Citing examples of successful female scientists could also have negative consequences, Professor Macdonald warned. "Be very careful about daunting high-powered female role models," she said. More important for girls than enjoying the subject was feeling that physics was for "people like me", she added.

Teachers needed to stress that studying physics could also open doors in careers such as marketing, journalism and translation, she said. And the most important influence of all on girls' career choices? Their mums. "Until the mums are comfortable that their daughters will be happy and successful in a Stem career, they will not be supportive and the daughter, at the end of the day, will think again," Professor Macdonald said.

Dr David Cameron, who manages the Institute of Physics' Stimulating Physics Network project, which supports more than 400 schools across the country, said that interventions "on a grand scale" ran the risk of "alienating" the girls they were targeting.

More important, he said, was to improve the standard of teaching in physics classes, especially among those teachers who did not specialise in the subject.

"Students, especially girls, are put off if they are not receiving inspiring teaching on a day-to-day basis," Dr Cameron said. "There are also wider issues about using role models: rather than inviting in a Nasa astronaut who will come in for an hour and never be seen again, it's better to get someone in who is from the local area, from a similar background to the students, who can come back again and again and develop a sustained relationship."

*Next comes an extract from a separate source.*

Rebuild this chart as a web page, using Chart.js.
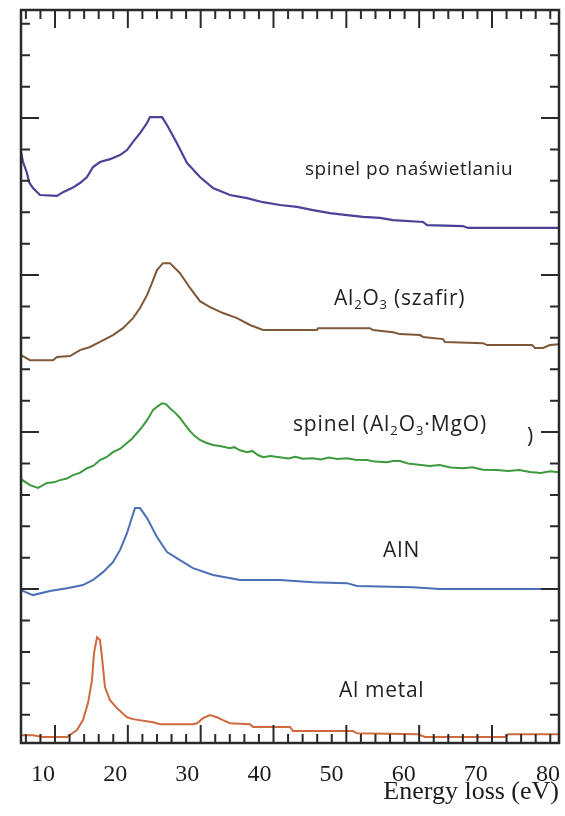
<!DOCTYPE html>
<html><head><meta charset="utf-8">
<script src="https://cdn.jsdelivr.net/npm/chart.js@4"></script>
<style>html,body{margin:0;padding:0;background:#fff}</style>
</head><body>
<canvas id="c" width="565" height="816"></canvas>
<script>
// ---- data (x = energy loss in eV, y = offset intensity, arbitrary units) ----
const xTickValues = [10, 20, 30, 40, 50, 60, 70, 80];
const xAxisTitle = 'Energy loss (eV)';
const frameTickX = [6,8,10,12,14,16,18,20,22,24,26,28,30,32,34,36,38,40,42,44,46,48,50,52,54,56,58,60,62,64,66,68,70,72,74,76,78];
const frameTickY = [1,2,3,4,5,6,7,8,9,10,11,12,13,14,15,16,17,18,19,20,21,22,23];

const spinelIrradiated = [[6.95,18.92],[7.23,18.60],[7.78,18.25],[8.06,17.96],[8.61,17.77],[9.58,17.55],[11.94,17.52],[12.77,17.64],[14.02,17.77],[15.13,17.93],[16.10,18.12],[16.93,18.44],[17.90,18.60],[19.29,18.69],[20.67,18.82],[21.64,18.98],[22.48,19.24],[23.45,19.52],[24.42,19.84],[24.83,20.03],[26.50,20.03],[27.19,19.78],[28.57,19.20],[29.96,18.57],[31.76,18.12],[33.57,17.77],[35.92,17.55],[38.28,17.45],[40.50,17.32],[42.85,17.23],[45.21,17.17],[47.43,17.07],[49.78,16.97],[52.14,16.91],[54.36,16.85],[56.71,16.82],[58.52,16.75],[62.68,16.69],[63.23,16.59],[68.22,16.56],[68.91,16.50],[81.53,16.50]];

const sapphire = [[6.95,12.45],[8.20,12.29],[11.39,12.29],[11.94,12.39],[13.74,12.42],[15.13,12.61],[16.51,12.71],[17.90,12.87],[19.70,13.09],[21.09,13.31],[22.48,13.63],[23.45,13.95],[24.42,14.36],[25.11,14.75],[25.80,15.16],[26.63,15.38],[27.60,15.38],[28.99,15.06],[30.38,14.59],[31.76,14.17],[33.15,13.98],[34.95,13.79],[36.89,13.63],[38.69,13.41],[40.50,13.25],[47.98,13.25],[48.12,13.31],[55.33,13.31],[55.74,13.25],[58.52,13.18],[59.49,13.12],[62.26,13.09],[62.68,13.03],[65.45,12.96],[65.72,12.87],[70.99,12.83],[71.55,12.77],[77.79,12.77],[78.20,12.68],[79.31,12.68],[80.28,12.77],[81.53,12.80]];

const spinel = [[6.95,8.50],[8.20,8.31],[9.31,8.22],[10.55,8.38],[11.5,8.40],[12.36,8.47],[13.3,8.52],[14.16,8.63],[15.1,8.70],[16.10,8.85],[17.0,8.93],[17.90,9.11],[18.8,9.20],[19.70,9.36],[20.7,9.47],[21.64,9.65],[22.3,9.78],[23.03,9.97],[23.7,10.15],[24.42,10.38],[25.25,10.70],[25.9,10.82],[26.50,10.92],[27.0,10.90],[27.60,10.76],[28.3,10.62],[28.99,10.45],[29.7,10.23],[30.38,10.03],[31.0,9.88],[31.76,9.75],[32.6,9.66],[33.57,9.59],[34.7,9.55],[35.9,9.49],[36.5,9.52],[37.3,9.42],[38.3,9.36],[39.0,9.40],[39.8,9.27],[40.5,9.20],[41.5,9.24],[42.8,9.20],[44.0,9.16],[45.0,9.21],[46.0,9.15],[47.4,9.17],[48.5,9.13],[49.6,9.19],[50.8,9.14],[52.1,9.17],[53.3,9.12],[54.9,9.11],[56.0,9.06],[57.7,9.04],[58.5,9.08],[59.5,9.08],[60.6,9.00],[61.8,8.97],[63.6,8.92],[65.0,8.95],[66.5,8.87],[68.2,8.85],[69.5,8.88],[71.0,8.80],[72.9,8.79],[74.5,8.76],[76.0,8.79],[77.5,8.73],[79.0,8.70],[80.3,8.75],[81.53,8.72]];

const aluminiumNitride = [[6.95,4.97],[8.61,4.81],[10.97,4.94],[13.33,5.03],[15.54,5.13],[16.93,5.29],[18.32,5.54],[19.70,5.86],[20.67,6.24],[21.64,6.78],[22.34,7.29],[22.75,7.58],[23.45,7.58],[24.42,7.26],[25.80,6.66],[27.19,6.18],[28.99,5.92],[30.79,5.67],[33.57,5.45],[37.31,5.29],[42.85,5.29],[47.43,5.22],[52.14,5.19],[53.53,5.10],[61.29,5.06],[65.03,5.00],[81.53,5.00]];

const aluminiumMetal = [[6.95,0.35],[8.61,0.35],[10.0,0.29],[13.33,0.29],[14.71,0.51],[15.54,0.83],[16.24,1.37],[16.79,2.10],[17.07,2.96],[17.49,3.47],[17.90,3.38],[18.18,2.83],[18.59,1.88],[19.29,1.46],[20.26,1.21],[21.64,0.92],[22.48,0.86],[25.25,0.76],[26.22,0.70],[30.79,0.70],[31.35,0.73],[32.18,0.89],[33.15,0.99],[34.12,0.92],[34.95,0.83],[35.92,0.73],[38.69,0.70],[39.11,0.61],[44.24,0.61],[44.65,0.48],[52.97,0.48],[53.53,0.41],[61.98,0.38],[62.95,0.29],[74.04,0.29],[74.46,0.38],[81.53,0.38]];

// curve annotations: [text, isSubscript]
const annotations = [
  {x:46.32, y:18.18, size:19, spacing:0.5, parts:[['spinel po naświetlaniu',0]]},
  {x:50.34, y:14.04, size:21, spacing:0.8, parts:[['Al',0],['2',1],['O',0],['3',1],[' (szafir)',0]]},
  {x:44.65, y:10.03, size:21, spacing:0.9, parts:[['spinel (Al',0],['2',1],['O',0],['3',1],['·MgO)',0]]},
  {x:77.09, y:9.65,  size:21, spacing:0,   parts:[[')',0]]},
  {x:57.13, y:6.02,  size:21, spacing:1,   parts:[['AlN',0]]},
  {x:51.03, y:1.56,  size:21, spacing:0.7, parts:[['Al metal',0]]}
];

const toXY = arr => arr.map(([x, y]) => ({x, y}));
const serif = '"Liberation Serif", "DejaVu Serif", serif';
const sans = '"Open Sans", "Noto Sans", sans-serif';

const frameTicks = {
  id: 'frameTicks',
  afterDatasetsDraw(chart) {
    const {ctx, chartArea: a, scales} = chart;
    const xt = scales.xt, y = scales.y;
    ctx.save();
    ctx.strokeStyle = '#2a2a2a';
    ctx.lineWidth = 2;
    ctx.beginPath();
    frameTickX.forEach(v => {
      const px = xt.getPixelForValue(v);
      if (px < a.left + 2 || px > a.right - 2) return;
      const L = v % 10 === 0 ? 18 : 9;
      ctx.moveTo(px, a.bottom); ctx.lineTo(px, a.bottom - L);
      ctx.moveTo(px, a.top); ctx.lineTo(px, a.top + L);
    });
    frameTickY.forEach(v => {
      const py = y.getPixelForValue(v);
      if (py < a.top + 2 || py > a.bottom - 2) return;
      const L = v % 5 === 0 ? 18 : 9;
      ctx.moveTo(a.left, py); ctx.lineTo(a.left + L, py);
      ctx.moveTo(a.right, py); ctx.lineTo(a.right - L, py);
    });
    ctx.stroke();
    ctx.lineWidth = 2.5;
    ctx.strokeRect(a.left, a.top, a.right - a.left, a.bottom - a.top);
    ctx.restore();
  }
};

const curveLabels = {
  id: 'curveLabels',
  afterDatasetsDraw(chart) {
    const {ctx, scales} = chart;
    ctx.save();
    ctx.fillStyle = '#222';
    ctx.textBaseline = 'alphabetic';
    ctx.textAlign = 'left';
    annotations.forEach(an => {
      let px = scales.x.getPixelForValue(an.x);
      const py = scales.y.getPixelForValue(an.y);
      ctx.letterSpacing = an.spacing + 'px';
      an.parts.forEach(([t, sub]) => {
        const fs = sub ? an.size * 0.62 : an.size;
        ctx.font = fs + 'px ' + sans;
        ctx.fillText(t, px, py + (sub ? an.size * 0.16 : 0));
        px += ctx.measureText(t).width;
      });
    });
    ctx.restore();
  }
};

new Chart(document.getElementById('c'), {
  type: 'line',
  data: {
    datasets: [
      {label: 'spinel po naświetlaniu', data: toXY(spinelIrradiated), borderColor: '#4b4198', borderWidth: 2.2},
      {label: 'Al2O3 (szafir)', data: toXY(sapphire), borderColor: '#7f5838', borderWidth: 2},
      {label: 'spinel (Al2O3·MgO)', data: toXY(spinel), borderColor: '#3c9a3c', borderWidth: 2},
      {label: 'AlN', data: toXY(aluminiumNitride), borderColor: '#4a6fb5', borderWidth: 2},
      {label: 'Al metal', data: toXY(aluminiumMetal), borderColor: '#cf6a3c', borderWidth: 2}
    ]
  },
  options: {
    responsive: false,
    animation: false,
    devicePixelRatio: 1,
    layout: {padding: {left: 21, right: 6, top: 10, bottom: 0}},
    plugins: {legend: {display: false}, tooltip: {enabled: false}},
    elements: {point: {radius: 0}, line: {tension: 0, fill: false}},
    scales: {
      x: {
        type: 'linear', min: 6.95, max: 81.53,
        grid: {display: false, drawTicks: false},
        border: {display: false},
        afterBuildTicks: ax => { ax.ticks = xTickValues.map(v => ({value: v})); },
        afterFit: s => { s.height = 73; s.paddingLeft = 0; s.paddingRight = 0; },
        ticks: {autoSkip: false, maxRotation: 0, padding: 17, color: '#1c1c1c',
                font: {family: serif, size: 24}},
        title: {display: true, text: xAxisTitle, align: 'end', color: '#1c1c1c',
                font: {family: serif, size: 26}, padding: {top: 0, bottom: 8}}
      },
      xt: {type: 'linear', axis: 'x', display: false, min: 5.33, max: 79.2},
      y: {type: 'linear', display: false, min: 0.1, max: 23.44}
    }
  },
  plugins: [frameTicks, curveLabels]
});
</script>
</body></html>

How physics can open doors

Jessica Hamer is a former physics teacher who now works for the Institute of Physics on a pilot project to increase the number of girls studying the subject to A-level. She agrees with many of Professor Macdonald's concerns.

"It's not about one-off events, it's about a commitment to tackling gender inequality in schools," she says. "We need to increase girls' confidence so they are less likely to make stereotyped subject choices. We need to have more interactions with students and parental influencers to tell them about the doors physics can open. Taking physics doesn't mean you have to become a physicist: you could become a meteorologist or go and work in the City.

"Rather than just teaching standalone abstract concepts, we need to tell students what having this knowledge could lead to a job in.

"Role models can be positive, but rather than having a really academic, high-powered scientist, it might be better to have female undergraduates coming in and speaking. They are a little bit older, but not so far removed from where the students are at. Rather than them doing something `unattainable', it's easier for students to see themselves doing that."